* [GIVEN DATA]:
□ □ □ □

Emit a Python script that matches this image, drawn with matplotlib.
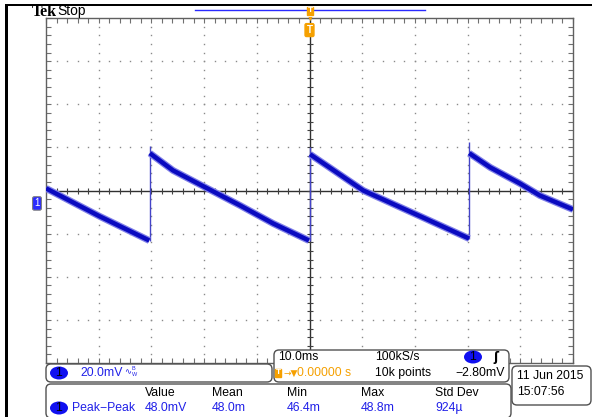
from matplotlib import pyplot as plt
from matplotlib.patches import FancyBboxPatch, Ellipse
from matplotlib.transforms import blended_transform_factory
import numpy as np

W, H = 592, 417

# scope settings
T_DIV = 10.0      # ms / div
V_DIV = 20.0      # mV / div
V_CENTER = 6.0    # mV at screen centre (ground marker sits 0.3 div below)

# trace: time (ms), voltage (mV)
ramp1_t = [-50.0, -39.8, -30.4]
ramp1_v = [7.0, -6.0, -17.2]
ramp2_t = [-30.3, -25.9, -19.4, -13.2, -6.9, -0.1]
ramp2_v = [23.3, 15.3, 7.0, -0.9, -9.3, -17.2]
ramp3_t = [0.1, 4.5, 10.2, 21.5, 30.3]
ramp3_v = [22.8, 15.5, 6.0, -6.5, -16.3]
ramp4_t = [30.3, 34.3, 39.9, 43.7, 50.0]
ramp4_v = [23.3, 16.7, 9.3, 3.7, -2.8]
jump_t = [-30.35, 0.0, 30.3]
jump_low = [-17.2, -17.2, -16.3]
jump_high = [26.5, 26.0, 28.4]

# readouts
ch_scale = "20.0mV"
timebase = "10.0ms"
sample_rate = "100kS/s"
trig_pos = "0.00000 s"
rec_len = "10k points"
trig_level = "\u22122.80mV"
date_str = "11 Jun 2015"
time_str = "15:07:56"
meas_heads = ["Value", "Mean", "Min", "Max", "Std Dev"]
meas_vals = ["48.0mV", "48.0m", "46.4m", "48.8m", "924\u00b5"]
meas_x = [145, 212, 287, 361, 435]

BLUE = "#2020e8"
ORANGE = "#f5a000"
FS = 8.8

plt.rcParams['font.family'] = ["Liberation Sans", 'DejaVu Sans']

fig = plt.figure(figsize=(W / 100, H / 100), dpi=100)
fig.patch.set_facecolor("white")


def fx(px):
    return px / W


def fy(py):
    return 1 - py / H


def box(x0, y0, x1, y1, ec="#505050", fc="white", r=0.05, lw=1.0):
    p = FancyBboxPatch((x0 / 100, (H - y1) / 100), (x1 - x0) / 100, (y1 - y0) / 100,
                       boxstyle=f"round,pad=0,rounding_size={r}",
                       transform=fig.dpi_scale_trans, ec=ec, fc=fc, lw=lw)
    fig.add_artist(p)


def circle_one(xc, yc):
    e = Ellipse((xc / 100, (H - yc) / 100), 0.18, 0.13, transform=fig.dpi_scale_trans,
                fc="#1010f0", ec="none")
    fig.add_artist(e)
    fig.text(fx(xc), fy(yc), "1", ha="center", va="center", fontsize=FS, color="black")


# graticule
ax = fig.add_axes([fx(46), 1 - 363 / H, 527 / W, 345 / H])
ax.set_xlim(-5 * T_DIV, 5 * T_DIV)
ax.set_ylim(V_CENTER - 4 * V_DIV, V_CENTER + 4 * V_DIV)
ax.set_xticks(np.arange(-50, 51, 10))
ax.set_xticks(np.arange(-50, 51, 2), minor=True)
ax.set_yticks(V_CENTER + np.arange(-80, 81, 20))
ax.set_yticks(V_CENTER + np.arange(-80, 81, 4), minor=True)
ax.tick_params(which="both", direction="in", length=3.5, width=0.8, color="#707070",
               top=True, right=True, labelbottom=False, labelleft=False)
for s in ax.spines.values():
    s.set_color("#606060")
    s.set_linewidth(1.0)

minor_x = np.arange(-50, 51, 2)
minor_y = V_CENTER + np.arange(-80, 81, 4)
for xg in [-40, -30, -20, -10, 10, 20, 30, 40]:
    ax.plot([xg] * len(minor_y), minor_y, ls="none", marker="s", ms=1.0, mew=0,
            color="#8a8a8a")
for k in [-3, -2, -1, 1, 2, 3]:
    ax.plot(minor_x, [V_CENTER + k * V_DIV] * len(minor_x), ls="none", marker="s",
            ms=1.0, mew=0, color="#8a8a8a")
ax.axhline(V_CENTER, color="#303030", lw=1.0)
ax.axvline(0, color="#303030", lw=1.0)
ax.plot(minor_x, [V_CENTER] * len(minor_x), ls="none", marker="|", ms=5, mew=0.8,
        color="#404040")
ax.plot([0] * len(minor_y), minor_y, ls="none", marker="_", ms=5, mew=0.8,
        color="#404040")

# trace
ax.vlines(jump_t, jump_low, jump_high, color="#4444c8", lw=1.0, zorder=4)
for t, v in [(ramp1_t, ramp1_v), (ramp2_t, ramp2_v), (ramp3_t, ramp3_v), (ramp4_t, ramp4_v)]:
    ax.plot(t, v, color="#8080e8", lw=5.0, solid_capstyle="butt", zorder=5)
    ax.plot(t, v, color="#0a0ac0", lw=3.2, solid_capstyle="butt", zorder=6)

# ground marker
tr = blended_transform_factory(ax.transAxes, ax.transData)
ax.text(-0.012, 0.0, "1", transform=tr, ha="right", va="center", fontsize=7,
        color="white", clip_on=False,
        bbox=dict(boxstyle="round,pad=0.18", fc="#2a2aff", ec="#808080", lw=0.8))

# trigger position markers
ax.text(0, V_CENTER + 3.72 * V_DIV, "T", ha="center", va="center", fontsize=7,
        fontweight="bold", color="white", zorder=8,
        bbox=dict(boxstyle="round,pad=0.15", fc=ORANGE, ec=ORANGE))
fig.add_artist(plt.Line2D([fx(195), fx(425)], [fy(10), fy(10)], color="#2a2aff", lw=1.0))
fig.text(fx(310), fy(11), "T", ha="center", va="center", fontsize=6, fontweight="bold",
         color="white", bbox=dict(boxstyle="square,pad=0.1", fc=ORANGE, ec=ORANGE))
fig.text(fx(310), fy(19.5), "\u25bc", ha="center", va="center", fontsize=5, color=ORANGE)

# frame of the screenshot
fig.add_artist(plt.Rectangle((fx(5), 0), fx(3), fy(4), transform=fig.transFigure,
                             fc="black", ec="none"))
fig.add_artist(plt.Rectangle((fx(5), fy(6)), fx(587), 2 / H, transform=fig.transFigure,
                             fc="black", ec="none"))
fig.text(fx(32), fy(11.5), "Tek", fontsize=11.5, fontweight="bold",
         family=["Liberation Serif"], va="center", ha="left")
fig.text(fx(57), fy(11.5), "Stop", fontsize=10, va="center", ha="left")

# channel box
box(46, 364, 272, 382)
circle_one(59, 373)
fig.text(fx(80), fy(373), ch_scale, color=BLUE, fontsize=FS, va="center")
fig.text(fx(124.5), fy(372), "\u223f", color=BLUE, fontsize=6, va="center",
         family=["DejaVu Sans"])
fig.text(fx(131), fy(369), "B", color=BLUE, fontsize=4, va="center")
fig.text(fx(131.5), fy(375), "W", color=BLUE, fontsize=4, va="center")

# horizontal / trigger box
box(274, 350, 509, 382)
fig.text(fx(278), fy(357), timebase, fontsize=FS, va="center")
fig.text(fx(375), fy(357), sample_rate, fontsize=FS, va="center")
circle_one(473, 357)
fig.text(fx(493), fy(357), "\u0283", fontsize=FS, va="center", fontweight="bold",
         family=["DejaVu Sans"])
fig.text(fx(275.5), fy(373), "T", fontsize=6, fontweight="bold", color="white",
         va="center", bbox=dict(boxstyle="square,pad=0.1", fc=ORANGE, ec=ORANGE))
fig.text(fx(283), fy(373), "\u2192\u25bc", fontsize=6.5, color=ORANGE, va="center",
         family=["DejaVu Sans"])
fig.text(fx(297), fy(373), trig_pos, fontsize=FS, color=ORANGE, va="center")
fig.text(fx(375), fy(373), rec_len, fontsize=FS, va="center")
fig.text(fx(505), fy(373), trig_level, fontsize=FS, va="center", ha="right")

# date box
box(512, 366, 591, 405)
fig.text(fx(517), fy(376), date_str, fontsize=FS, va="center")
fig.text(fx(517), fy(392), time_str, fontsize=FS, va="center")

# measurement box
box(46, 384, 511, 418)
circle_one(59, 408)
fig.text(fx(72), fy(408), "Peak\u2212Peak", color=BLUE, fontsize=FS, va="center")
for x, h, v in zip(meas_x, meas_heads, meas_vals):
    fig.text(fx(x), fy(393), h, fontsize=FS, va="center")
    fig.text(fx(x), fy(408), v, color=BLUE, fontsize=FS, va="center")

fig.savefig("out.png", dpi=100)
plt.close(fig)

□ □ □ □

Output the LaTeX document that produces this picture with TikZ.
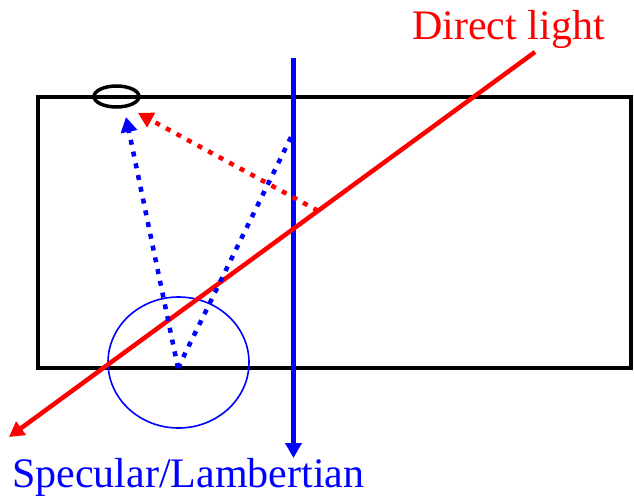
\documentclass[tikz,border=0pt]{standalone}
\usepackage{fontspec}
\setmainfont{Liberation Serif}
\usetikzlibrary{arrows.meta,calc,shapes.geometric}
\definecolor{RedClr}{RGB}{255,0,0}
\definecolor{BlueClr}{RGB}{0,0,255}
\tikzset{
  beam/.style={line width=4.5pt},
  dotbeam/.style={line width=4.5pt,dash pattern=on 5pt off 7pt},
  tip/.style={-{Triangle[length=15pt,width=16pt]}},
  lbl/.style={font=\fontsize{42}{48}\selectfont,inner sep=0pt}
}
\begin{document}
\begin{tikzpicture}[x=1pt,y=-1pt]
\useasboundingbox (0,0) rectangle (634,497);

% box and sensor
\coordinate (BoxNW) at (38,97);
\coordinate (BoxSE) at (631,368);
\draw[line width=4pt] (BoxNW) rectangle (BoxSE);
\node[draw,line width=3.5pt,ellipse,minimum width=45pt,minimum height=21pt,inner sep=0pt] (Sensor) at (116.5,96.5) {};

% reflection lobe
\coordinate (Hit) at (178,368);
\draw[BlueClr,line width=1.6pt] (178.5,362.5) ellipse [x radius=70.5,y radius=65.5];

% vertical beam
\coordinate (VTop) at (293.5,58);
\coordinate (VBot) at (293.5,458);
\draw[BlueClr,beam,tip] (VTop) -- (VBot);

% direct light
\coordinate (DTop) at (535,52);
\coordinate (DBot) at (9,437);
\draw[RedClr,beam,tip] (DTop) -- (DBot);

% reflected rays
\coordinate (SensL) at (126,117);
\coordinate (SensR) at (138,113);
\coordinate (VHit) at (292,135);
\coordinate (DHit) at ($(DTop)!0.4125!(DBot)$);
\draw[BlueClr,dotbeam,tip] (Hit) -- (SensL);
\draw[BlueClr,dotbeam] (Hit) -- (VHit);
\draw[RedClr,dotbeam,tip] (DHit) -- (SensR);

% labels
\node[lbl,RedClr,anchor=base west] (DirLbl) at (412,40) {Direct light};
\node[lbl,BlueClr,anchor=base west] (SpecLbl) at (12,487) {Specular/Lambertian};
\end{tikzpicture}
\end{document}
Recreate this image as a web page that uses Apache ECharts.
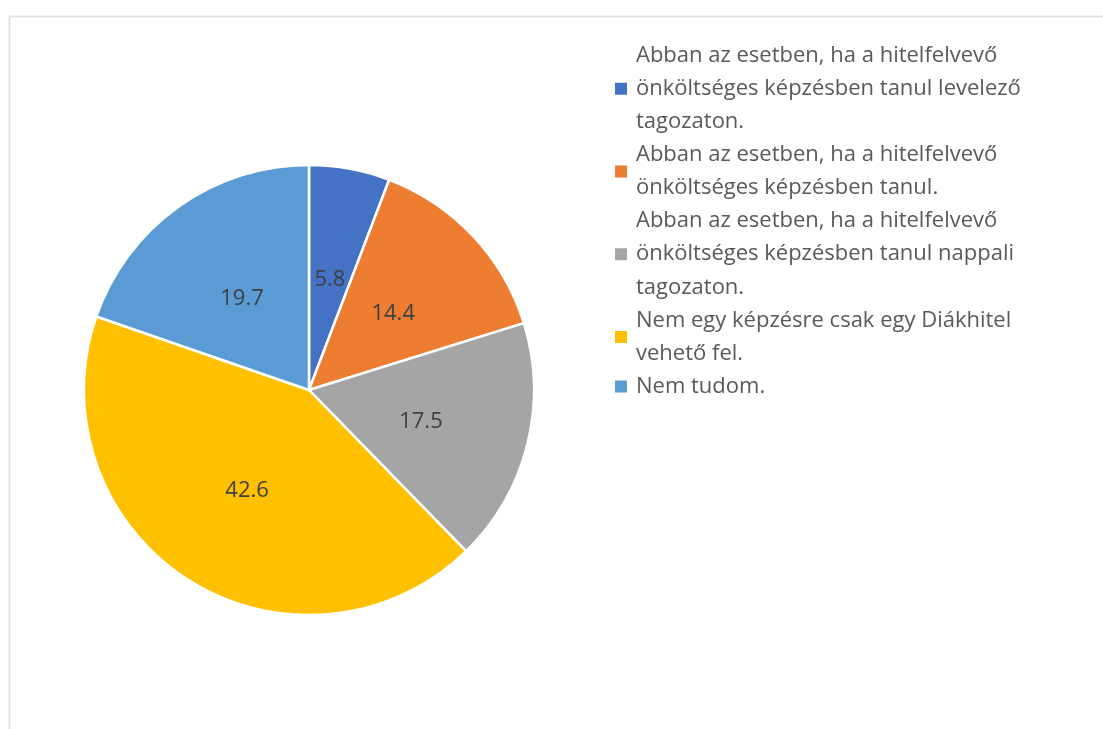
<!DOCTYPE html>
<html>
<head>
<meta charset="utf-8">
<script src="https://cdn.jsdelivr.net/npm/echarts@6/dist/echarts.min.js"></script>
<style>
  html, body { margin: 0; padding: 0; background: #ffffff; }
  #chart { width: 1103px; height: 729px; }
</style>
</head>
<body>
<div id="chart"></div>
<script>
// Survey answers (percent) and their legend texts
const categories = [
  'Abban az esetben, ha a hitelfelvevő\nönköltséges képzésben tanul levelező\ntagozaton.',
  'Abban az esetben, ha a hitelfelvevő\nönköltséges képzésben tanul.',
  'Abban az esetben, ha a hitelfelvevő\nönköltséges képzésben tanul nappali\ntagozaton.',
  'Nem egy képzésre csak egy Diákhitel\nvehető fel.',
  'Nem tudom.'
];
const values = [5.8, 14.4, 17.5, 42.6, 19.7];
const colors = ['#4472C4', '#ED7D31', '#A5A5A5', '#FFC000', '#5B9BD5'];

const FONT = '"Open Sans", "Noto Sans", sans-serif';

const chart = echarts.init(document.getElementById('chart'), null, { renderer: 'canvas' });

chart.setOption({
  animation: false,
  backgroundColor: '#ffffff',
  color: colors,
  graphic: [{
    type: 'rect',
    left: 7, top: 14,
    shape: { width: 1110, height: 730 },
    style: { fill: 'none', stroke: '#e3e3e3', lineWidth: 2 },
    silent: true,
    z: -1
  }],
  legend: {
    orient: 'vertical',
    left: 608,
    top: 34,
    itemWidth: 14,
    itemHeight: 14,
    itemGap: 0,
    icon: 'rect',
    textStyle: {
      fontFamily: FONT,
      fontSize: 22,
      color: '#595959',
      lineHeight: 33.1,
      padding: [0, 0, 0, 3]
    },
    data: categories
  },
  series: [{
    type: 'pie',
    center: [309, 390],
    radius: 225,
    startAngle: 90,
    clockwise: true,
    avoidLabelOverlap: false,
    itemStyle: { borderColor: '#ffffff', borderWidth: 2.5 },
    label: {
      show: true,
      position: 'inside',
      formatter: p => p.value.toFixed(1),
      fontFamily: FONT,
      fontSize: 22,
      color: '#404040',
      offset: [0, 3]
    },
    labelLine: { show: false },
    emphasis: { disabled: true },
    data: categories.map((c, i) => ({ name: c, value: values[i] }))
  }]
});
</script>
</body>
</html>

□ □ □ □

* [AIM]: Return exactly the lines from the one with "Emit a Python" to the one with "V_CENTER = 6.0", both ends kept, and only those. Images are left out.

* [OUTPUT OF THE TASK]:
Emit a Python script that matches this image, drawn with matplotlib.
from matplotlib import pyplot as plt
from matplotlib.patches import FancyBboxPatch, Ellipse
from matplotlib.transforms import blended_transform_factory
import numpy as np

W, H = 592, 417

# scope settings
T_DIV = 10.0      # ms / div
V_DIV = 20.0      # mV / div
V_CENTER = 6.0    # mV at screen centre (ground marker sits 0.3 div below)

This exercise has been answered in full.